Most people who owned a diversified portfolio in 2015 had their money go nowhere or perhaps lost a little bit of money. The 2015 total return of my personal investment portfolio was roughly -1.5%, right in that “meh” range. I imagine the people who like to focus on dividends, interest, and rental income collected them happily and went about their lives. That sort of mental framework is becoming increasingly appealing to me.
Mr Bogle is the man! Followed his philosophy since 2004 & averaging over 7% annual returns despite the 2008 slump.
Right now we’re just spending in gold (physical gold) and it’s been pretty unsettling to see the current returns. On the other hand we’re saving this for retirement, so in 30 years things will probably look different (I hope at least :))

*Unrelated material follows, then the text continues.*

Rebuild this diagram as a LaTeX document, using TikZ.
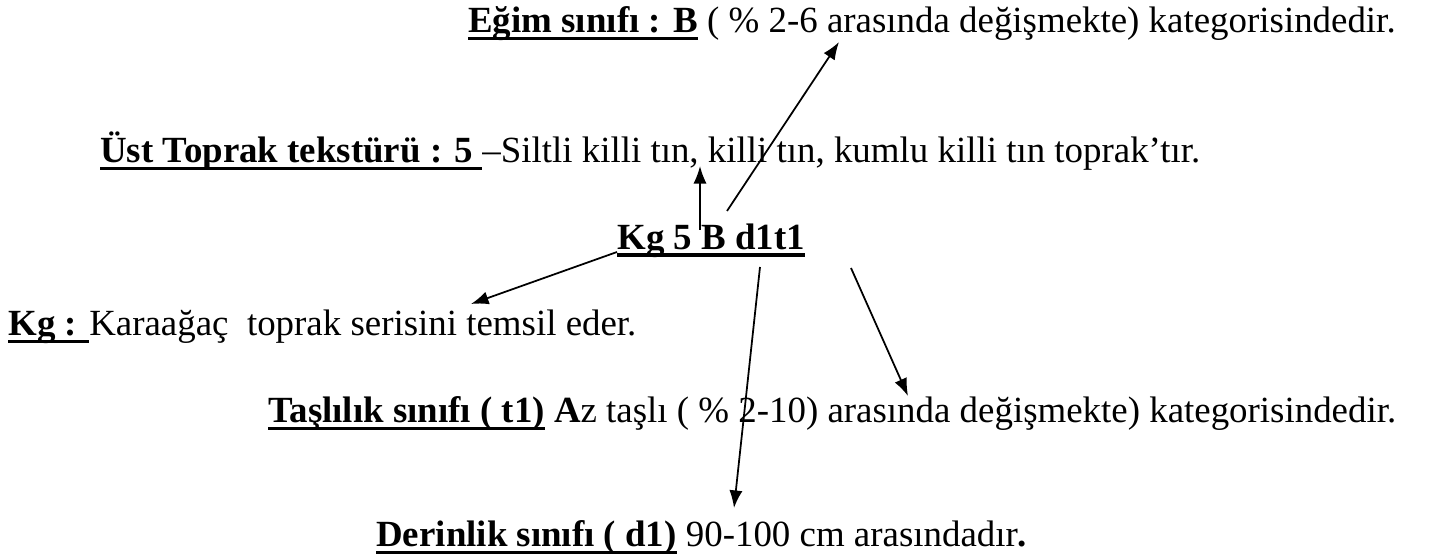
\documentclass[tikz,border=0pt]{standalone}
\usepackage{fontspec}
\setmainfont{Liberation Serif}
\usetikzlibrary{arrows.meta,positioning}
\newcommand{\ulbf}[2][1.7pt]{\setbox0\hbox{\bfseries #2}\leavevmode\rlap{\rule[-3.9pt]{\wd0}{#1}}\box0\relax}

\begin{document}
\begin{tikzpicture}[x=0.02cm, y=-0.02cm,
        txt/.style={anchor=base west, inner sep=0pt, font=\fontsize{21}{25}\selectfont},
        code/.style={anchor=base west, inner sep=0pt, font=\fontsize{21}{25}\selectfont},
        arrow/.style={-{Latex[length=10pt,width=7.5pt]}, line width=1pt}
    ]
        \useasboundingbox (0,0) rectangle (1438,560);

        \node[txt] (egim) at (468,33) {\ulbf{Eğim sınıfı : B} ( \% 2-6 arasında değişmekte) kategorisindedir.};
        \node[txt] (ust) at (100,163) {\ulbf{Üst Toprak tekstürü : 5 }–Siltli killi tın, killi tın, kumlu killi tın toprak’tır.};
        \node[code] (kod) at (617,250) {\ulbf[2.3pt]{Kg 5 B d1t1}};
        \node[txt] (seri) at (8,336) {\ulbf{Kg : }Karaağaç\ \ toprak serisini temsil eder.};
        \node[txt] (tas) at (268,423) {\ulbf{Taşlılık sınıfı ( t1)} \textbf{A}z taşlı ( \% 2-10) arasında değişmekte) kategorisindedir.};
        \node[txt] (der) at (376,547) {\ulbf{Derinlik sınıfı ( d1)} 90-100 cm arasındadır\textbf{.}};

        % arrow ends
        \coordinate (a1) at (700,230);
        \coordinate (b1) at (700,166);
        \coordinate (a2) at (727,211);
        \coordinate (b2) at (839,42);
        \coordinate (a3) at (617,252);
        \coordinate (b3) at (471,304);
        \coordinate (a4) at (760,267);
        \coordinate (b4) at (734,508);
        \coordinate (a5) at (851,268);
        \coordinate (b5) at (908,396);

        \draw[arrow] (a1) -- (b1);
        \draw[arrow] (a2) -- (b2);
        \draw[arrow] (a3) -- (b3);
        \draw[arrow] (a4) -- (b4);
        \draw[arrow] (a5) -- (b5);
\end{tikzpicture}
\end{document}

Historically, gold has been a pretty low returning asset class. It’s just a chunk of metal that doesn’t produce any real value. The entire premise behind gold is that you will find a “greater fool” to buy it off you some day. That makes me a bit nervous. Buffett, for one example, doesn’t hold any gold and has some pretty harsh things to say about it as an “investment”…
http://www.joshuakennon.com/stocks-vs-bonds-vs-gold-returns-for-the-past-200-years/
“I imagine the people who like to focus on dividends, interest, and rental income collected them happily and went about their lives.”
Yes. There had to be a silver lining after painfully doling out so much in property taxes and hoa fees! Worth it, nonetheless…
People get interested in dividend investing when times are tough. When the stock market is roaring up, providing everyone with capital gains, strategies like dividend investing are ostracized and ridiculed. It looks to me that if markets drop in 2016, we will see a lot of people express interest in dividend investing again.
Happy New Year!
Dividend Growth Investor
I think you are probably right. But perhaps some good dividend-producing companies will get more reasonably priced as well. 🙂 Happy New Year!
Hello Jonathan,
Happy New Year, i m grateful for your well based advise. I’m trying to consolidate and begin managing investments, which have a long way to go to match such an astute investor as you. 🙂
What equipment/ software do you recommend or do you personally have to accomplish this goal? I’m a long usernof PCs, since DOS (my young teenage years), but longevity is nowhere near Apple’s macs. Do you have a Mac or PC ? What specs do you have for these machines or recommend? I’m seriously thinking of switching to a Mac to save time. (I’d spent hours and hours on repairing my homes PCs). I’ve spent several years working at home on an iPod and loved it , but couldnt print (now Android smartphone). Macs are astronomically expensive, do you think it would be a good investment or you’re just paying for the brand?
Thank you.
Not Jonathan, but pretty much all investing can be done via the web. All the “software” now is no longer on the computer, but on web sites. MyMoneyBlog is a website that can be accessed via Android, Ipad, PC or Mac. It really doesn’t matter.
If I were you and based on your needs, I’d look into what is called a chrome book. It is essentially a mini computer that goes for $300 or less that allows you to access anything on the web. They are affordable, reliable, fast and bulletproof.
Here’s a bit about them and a few pics for the best ones…
http://thewirecutter.com/reviews/best-chromebook/
I personally use Macs. I buy them refurbished from the Apple store online, same warranty but about 15% cheaper (won’t be brand new though). They have lasted a lot longer than PCs for me, I got tired of having to reformat all the time. Maybe that doesn’t matter anymore… I haven’t owned a Windows PC since they rolled out Vista. I still have the very first Mac Mini that I bought around 2006 and it is used daily at my mother-in-laws house.